Ontario High School

Editorial: FAFSA, the cruel joke for the middle class

The Free Application for Federal Student Aid (FAFSA) provides many families with financial aid necessary to make college more affordable. For some however, FAFSA provides very little financial aid and results in many students taking out excessive student loans.

College Board reports that between 2011 and 2016, there has been a 13 percent increase in tuition and fees for public four-year universities, and there has been a 10 percent increase in tuition and fees for four-year private universities. This does not include the cost for on campus housing.

The average cost of attending a public University of California is $34,200, including living on campus a year.

For many middle class students, these numbers are terrifying; their parents have many other obligations such as mortgage, car payments, etc; yet, they make too much to qualify for financial aid but too little to pay for tuition.

FAFSA representatives reassure that “Your eligibility and aid amount depends on your EFC, your year in school, your enrollment status, and the cost of attendance at the school you will be attending. The financial aid office at your college or career school will determine how much financial aid you are eligible to receive.”

However, the price for college has become a common cause for concern.

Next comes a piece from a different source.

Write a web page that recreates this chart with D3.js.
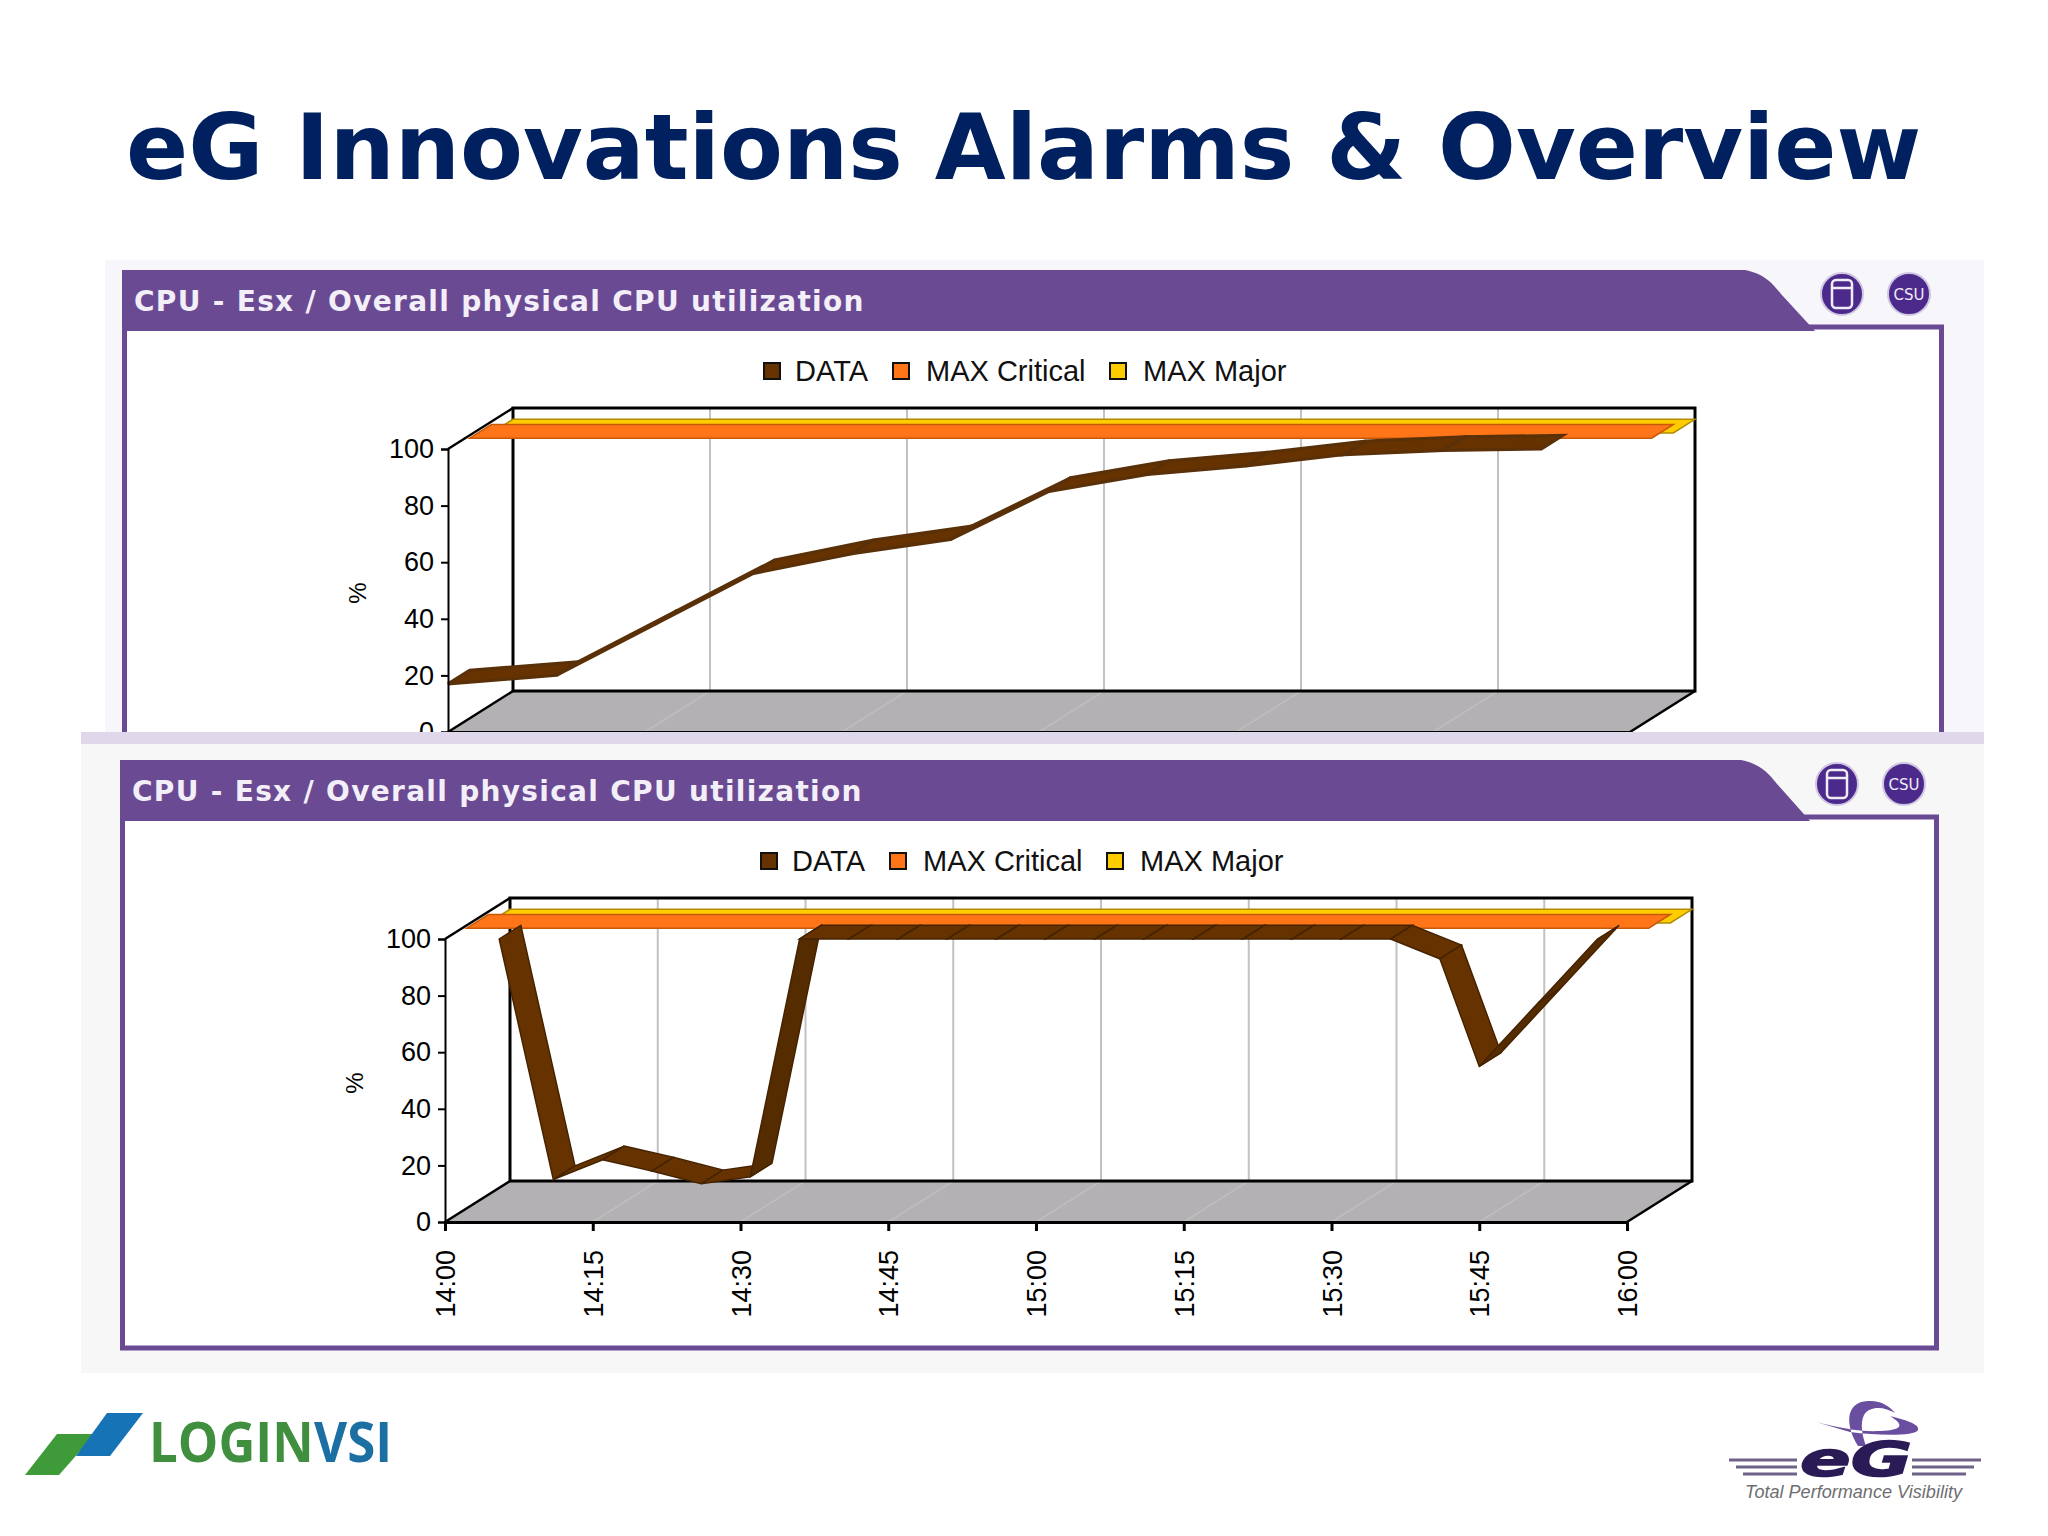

Middle class students take out loans, despite the government promising a “sufficient” amount of financial aid that will make paying for college easier.

In 2011, College Board disclosed that $5.3 billion in aid was distributed to students whom the government reported did not need aid; an additional $4 billion in federal tuition tax credits went to families with incomes of $100,000 to $180,000.

The average middle class income falls just below this tier, where the Pew Research Center reports the average middle class income is $72,919. The share of financial aid is awarded to middle class students’ affluent counterparts and their lower-income counterparts as well, leaving them neglected and struggling to pay for tuition.

Many middle class students are left with limited options, apply for federal loans issued by the government only, or apply to scholarships whereby they may excluded from some due to family’s reported income.

The middle class is dying in America, and students who are in this category are left to fend for themselves with little help from the government. After years of being told to apply to multiple schools, middle class students realize the harsh reality of the financial aid process.